GT DETECTION
Pursue26 opened this issue · 3 comments
For the anno_ bbox.mat on the HICO-DET datasets, when a HOI action GT label (e.g, ride horse) is given from an image, and it is based on a GT human box (named H1) and a GT object box (named O1).
BUT, there may also be another HOI action (e.g, sit on horse), and it is also based on H1 (named H2) and O1 (named O2), but the detection coordinates may be slightly different from the H1, O1. This phenomenon usually exists in GT anno_bbox.mat file on the HICO-DET datasets.

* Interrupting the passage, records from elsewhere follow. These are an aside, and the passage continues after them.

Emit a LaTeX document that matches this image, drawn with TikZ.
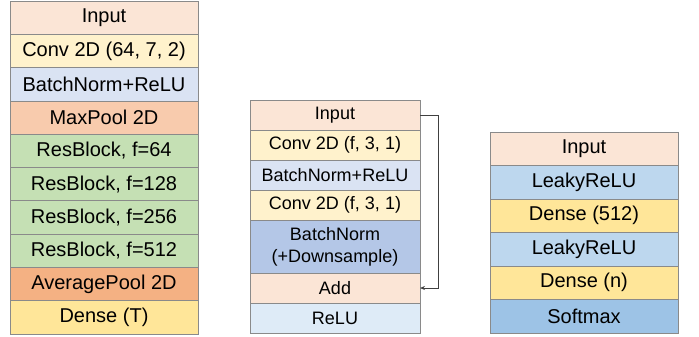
\documentclass[tikz,border=0pt]{standalone}
\usepackage{fontspec}
\setmainfont{Liberation Sans}
\usetikzlibrary{positioning,arrows.meta}
\definecolor{inputc}{HTML}{FBE5D6}
\definecolor{convc}{HTML}{FFF2CC}
\definecolor{bnc}{HTML}{DAE3F3}
\definecolor{maxc}{HTML}{F8CBAD}
\definecolor{resc}{HTML}{C5E0B4}
\definecolor{avgc}{HTML}{F4B183}
\definecolor{densec}{HTML}{FFE699}
\definecolor{bndc}{HTML}{B4C7E7}
\definecolor{reluc}{HTML}{DEEBF7}
\definecolor{leakyc}{HTML}{BDD7EE}
\definecolor{softc}{HTML}{9DC3E6}
\definecolor{edgec}{HTML}{8A8A8A}
\newlength{\colwidth}
\newlength{\rowheight}
\newcommand{\layer}[4]{
  \node[layer, fill=#3, below=0pt of #2] (#1) {#4};
}

\begin{document}
\begin{tikzpicture}[x=1pt, y=-1pt,
    layer/.style={draw=edgec, line width=0.8pt, outer sep=0pt, inner sep=0pt,
      minimum width=\colwidth, minimum height=\rowheight, align=center},
    skip/.style={draw=black!75, line width=0.9pt, -{Stealth[length=5pt, width=4pt]}}]
  \useasboundingbox (0, 0) rectangle (699, 337);

  \setlength{\colwidth}{188pt}
  \setlength{\rowheight}{33.3pt}
  \begin{scope}[font=\fontsize{20}{24}\selectfont]
    \node[layer, fill=inputc, anchor=north west] (inl) at (10, 1) {Input};
    \layer{cvl}{inl}{convc}{Conv 2D (64, 7, 2)}
    \layer{bnl}{cvl}{bnc}{BatchNorm+ReLU}
    \layer{mp}{bnl}{maxc}{MaxPool 2D}
    \foreach \f/\p in {64/mp, 128/rb64, 256/rb128, 512/rb256}{
      \layer{rb\f}{\p}{resc}{ResBlock, f=\f}
    }
    \layer{ap}{rb512}{avgc}{AveragePool 2D}
    \layer{dt}{ap}{densec}{Dense (T)}
  \end{scope}

  \setlength{\colwidth}{170pt}
  \setlength{\rowheight}{30pt}
  \begin{scope}[font=\fontsize{18}{22}\selectfont]
    \node[layer, fill=inputc, anchor=north west] (inm) at (250, 100) {Input};
    \layer{cva}{inm}{convc}{Conv 2D (f, 3, 1)}
    \layer{bnm}{cva}{bnc}{BatchNorm+ReLU}
    \layer{cvb}{bnm}{convc}{Conv 2D (f, 3, 1)}
    \node[layer, fill=bndc, minimum height=53pt, below=0pt of cvb] (bnd)
      {BatchNorm\\(+Downsample)};
    \layer{add}{bnd}{inputc}{Add}
    \layer{rl}{add}{reluc}{ReLU}
    \draw[skip] (inm.east) -- ++(18, 0) |- (add.east);
  \end{scope}

  \setlength{\colwidth}{188pt}
  \setlength{\rowheight}{33.5pt}
  \begin{scope}[font=\fontsize{20}{24}\selectfont]
    \node[layer, fill=inputc, anchor=north west] (inr) at (490, 132) {Input};
    \layer{lra}{inr}{leakyc}{LeakyReLU}
    \layer{dsa}{lra}{densec}{Dense (512)}
    \layer{lrb}{dsa}{leakyc}{LeakyReLU}
    \layer{dsb}{lrb}{densec}{Dense (n)}
    \layer{sm}{dsb}{softc}{Softmax}
  \end{scope}
\end{tikzpicture}
\end{document}
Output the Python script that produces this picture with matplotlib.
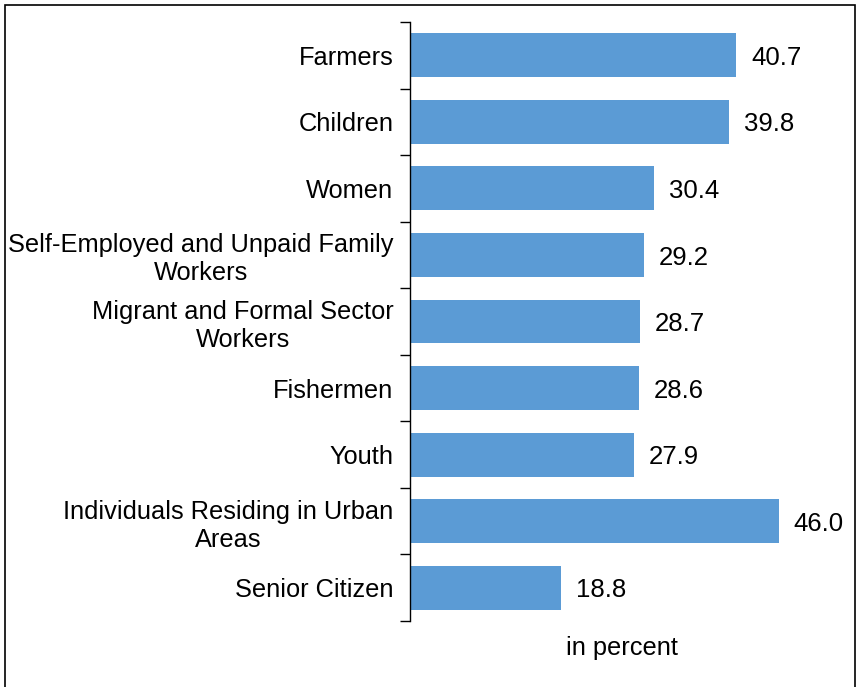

I want to know whether your GT DETECTION regards the above H-O pairs as two samples (i.e., H1-O1 and H2-O2) or one sample (i.e., H1-O1 or H2-O2) . Then these samples are fed into your prediction network.
Thank you.
Since the labeling process of HICO-DET, one person may have multi-box with a slight difference. In our GT test, we did not fuse these "jittered'' boxes but directly input them into the model and run the evaluation, i.e., as two samples.
get.
I also want to ask about your HICO-DET Detector from DRG, do you use the test_HICO_finetuned_v3.pkl file provided by DRG paper for performance evaluation?
We have reorganized the file into our format (the one provided in our repo), but the boxes and threshold are the same as DRG.